Whatever the back-and-forth on the question of who pays, the state has already committed in excess of $431,000 to preliminary work required in view of construction of a siding at Union Station, according to data from VTrans.

The agency approved one of the contracts in question on December 6, 2019. That was three days after the statutory Vermont Rail Advisory Council took a vote on the siting question.

In that poll the Union Station option tied for the worst of the six alternatives. The council voted McNeil as its top choice by a wide margin.

Given the issue of noise and engine emissions next to the Wing Building, and the perception that addition of new track would encourage VRS to restore full-scale railyard operations in the central waterfront, the thumbs-down on Union Station, while merely advisory, came as no surprise.

The McNeil option lacks those disadvantages. It would place the train some 400 feet from the nearest residence, far more than the analogous distance at Union Station, and that 400 feet includes a large swath of woodland.

According to the VTrans presentation at the January 16 meeting, nearby residents would have to cope, at worst, with noise levels just under 60 decibels from an idling locomotive – comparable to a large business office.

That contrasts with levels in the 85 decibel range for Wing Building residents – comparable to a diesel truck passing by at 40 mph 50 feet away.

According to Tracy, some local residents have however expressed concerns about the McNeil alternative.

At the January 16 meeting, specific objections were raised about the possibility of vandalism in the relatively secluded location, the presence of homeless people, noise and lights.

While the McNeil option has enjoyed more popular backing, unanimity is elusive. What location VTrans ultimately approves thus remains anyone's guess.

In addition to the Burlington locations, there remains a dark-horse possibility: taking the train, with or without passengers, up to the NECR railyard in St Albans, 32 miles north of Union Station, and overnighting it there.

That railyard already accommodates Amtrak's Vermonter train every evening, and the idea has received support among those debating the Burlington locations. VTrans has however kept its focus on the alternatives in the Queen City, with the St Albans option a consideration for some time in the future.

Time is short. VTrans aims to launch the Burlington extension by the end of 2021; if that deadline is missed, the agency would have to give back $10 million in federal funding awarded to help underwrite infrastructure improvements for the extension, or ask the feds for more time.

Given the time likely to be consumed in planning and building the storage site, and considering that the service extension has only gotten as far as its present hurry-up-and-wait status after a quarter-century of visions and revisions, the deadline looms large.

Timing is also crucial in that the storage solution may require a substantial public investment that the Legislature has yet to deliberate.

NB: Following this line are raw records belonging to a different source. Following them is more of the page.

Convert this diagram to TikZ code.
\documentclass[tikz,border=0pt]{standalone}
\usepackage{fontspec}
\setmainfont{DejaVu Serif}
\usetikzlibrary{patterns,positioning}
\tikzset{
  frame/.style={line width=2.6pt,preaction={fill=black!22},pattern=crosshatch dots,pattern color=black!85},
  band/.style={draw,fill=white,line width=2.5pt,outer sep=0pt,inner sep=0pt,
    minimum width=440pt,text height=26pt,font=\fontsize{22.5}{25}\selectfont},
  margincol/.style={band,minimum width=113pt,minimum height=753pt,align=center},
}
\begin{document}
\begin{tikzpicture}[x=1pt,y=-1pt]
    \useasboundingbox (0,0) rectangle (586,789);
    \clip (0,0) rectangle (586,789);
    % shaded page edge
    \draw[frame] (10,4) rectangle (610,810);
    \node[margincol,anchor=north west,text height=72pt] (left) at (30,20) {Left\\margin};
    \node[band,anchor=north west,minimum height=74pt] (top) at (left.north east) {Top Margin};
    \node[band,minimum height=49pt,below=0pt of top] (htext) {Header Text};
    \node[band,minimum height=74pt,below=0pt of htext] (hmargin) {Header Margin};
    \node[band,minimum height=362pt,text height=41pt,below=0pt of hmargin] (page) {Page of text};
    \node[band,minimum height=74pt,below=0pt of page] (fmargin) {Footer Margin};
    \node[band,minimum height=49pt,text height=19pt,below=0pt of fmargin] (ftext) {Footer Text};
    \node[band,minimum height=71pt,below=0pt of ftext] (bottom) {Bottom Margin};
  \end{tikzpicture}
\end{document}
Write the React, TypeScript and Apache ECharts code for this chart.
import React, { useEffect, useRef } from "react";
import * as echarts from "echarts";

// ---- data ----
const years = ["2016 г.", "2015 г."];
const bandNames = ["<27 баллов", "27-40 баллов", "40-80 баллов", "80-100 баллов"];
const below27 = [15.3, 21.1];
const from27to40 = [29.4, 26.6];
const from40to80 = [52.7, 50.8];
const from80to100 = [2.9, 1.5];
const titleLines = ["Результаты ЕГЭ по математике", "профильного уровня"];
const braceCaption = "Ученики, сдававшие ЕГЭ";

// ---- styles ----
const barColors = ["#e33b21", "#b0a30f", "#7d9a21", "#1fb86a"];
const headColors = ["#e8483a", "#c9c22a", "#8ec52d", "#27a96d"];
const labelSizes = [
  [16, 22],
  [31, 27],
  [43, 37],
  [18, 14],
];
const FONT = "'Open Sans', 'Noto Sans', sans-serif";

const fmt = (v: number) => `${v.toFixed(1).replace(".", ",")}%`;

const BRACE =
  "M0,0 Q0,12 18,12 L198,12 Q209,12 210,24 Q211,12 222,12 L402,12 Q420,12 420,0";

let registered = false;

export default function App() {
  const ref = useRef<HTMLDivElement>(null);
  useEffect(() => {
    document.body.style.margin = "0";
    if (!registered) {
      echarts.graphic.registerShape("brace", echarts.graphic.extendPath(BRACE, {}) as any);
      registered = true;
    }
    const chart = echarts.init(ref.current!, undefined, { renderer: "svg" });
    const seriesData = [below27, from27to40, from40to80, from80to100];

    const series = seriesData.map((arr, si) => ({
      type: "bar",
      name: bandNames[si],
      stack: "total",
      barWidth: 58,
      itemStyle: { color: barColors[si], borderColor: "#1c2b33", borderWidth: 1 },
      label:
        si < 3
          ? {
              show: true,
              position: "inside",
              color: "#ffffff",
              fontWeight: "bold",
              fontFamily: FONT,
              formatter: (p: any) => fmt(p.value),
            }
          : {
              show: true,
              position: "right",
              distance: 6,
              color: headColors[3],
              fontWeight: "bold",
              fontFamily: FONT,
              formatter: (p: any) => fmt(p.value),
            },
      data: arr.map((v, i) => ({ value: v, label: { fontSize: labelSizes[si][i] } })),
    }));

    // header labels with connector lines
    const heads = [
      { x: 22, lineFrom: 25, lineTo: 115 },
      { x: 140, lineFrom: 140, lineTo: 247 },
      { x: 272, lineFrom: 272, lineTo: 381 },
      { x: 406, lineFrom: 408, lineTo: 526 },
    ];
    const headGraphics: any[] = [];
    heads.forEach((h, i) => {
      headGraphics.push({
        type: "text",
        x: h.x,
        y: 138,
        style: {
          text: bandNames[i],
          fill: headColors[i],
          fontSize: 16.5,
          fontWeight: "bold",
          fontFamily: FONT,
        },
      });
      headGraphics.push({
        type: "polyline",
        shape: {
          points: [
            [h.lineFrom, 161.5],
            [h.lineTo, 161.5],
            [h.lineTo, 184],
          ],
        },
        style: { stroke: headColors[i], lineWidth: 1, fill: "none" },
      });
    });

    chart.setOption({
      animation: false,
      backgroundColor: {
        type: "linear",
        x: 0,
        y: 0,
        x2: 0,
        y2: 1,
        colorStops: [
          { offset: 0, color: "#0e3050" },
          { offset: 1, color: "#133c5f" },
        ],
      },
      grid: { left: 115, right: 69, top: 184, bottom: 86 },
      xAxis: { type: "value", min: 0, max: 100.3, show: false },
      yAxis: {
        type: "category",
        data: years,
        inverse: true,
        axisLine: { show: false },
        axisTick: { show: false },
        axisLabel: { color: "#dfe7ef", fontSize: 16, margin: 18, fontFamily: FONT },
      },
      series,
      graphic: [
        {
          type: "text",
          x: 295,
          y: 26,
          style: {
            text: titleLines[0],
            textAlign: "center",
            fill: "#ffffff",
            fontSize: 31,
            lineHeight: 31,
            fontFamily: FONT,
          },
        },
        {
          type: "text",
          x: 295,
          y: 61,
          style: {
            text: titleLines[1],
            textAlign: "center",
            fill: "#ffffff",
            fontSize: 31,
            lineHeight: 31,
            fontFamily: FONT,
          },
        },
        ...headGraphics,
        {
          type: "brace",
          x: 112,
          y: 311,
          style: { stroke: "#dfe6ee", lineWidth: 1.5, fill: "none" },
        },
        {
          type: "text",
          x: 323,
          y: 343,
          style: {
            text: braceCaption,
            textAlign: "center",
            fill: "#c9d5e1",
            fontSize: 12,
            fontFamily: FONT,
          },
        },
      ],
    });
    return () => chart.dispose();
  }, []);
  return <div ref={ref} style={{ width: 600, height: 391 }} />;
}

Asked by VBM where all the controversy might wind up, state representative Curt McCormack (D-Burlington), who chairs the House Transportation Committee, left alternatives to the McNeil and Union Station locations open.

"At this point I have not given up on a solution that is neither of those two, but that would make everyone happy."

He declined to give specifics as to what that solution might or might not be.

C.B. Hall is a freelance writer from southern Vermont.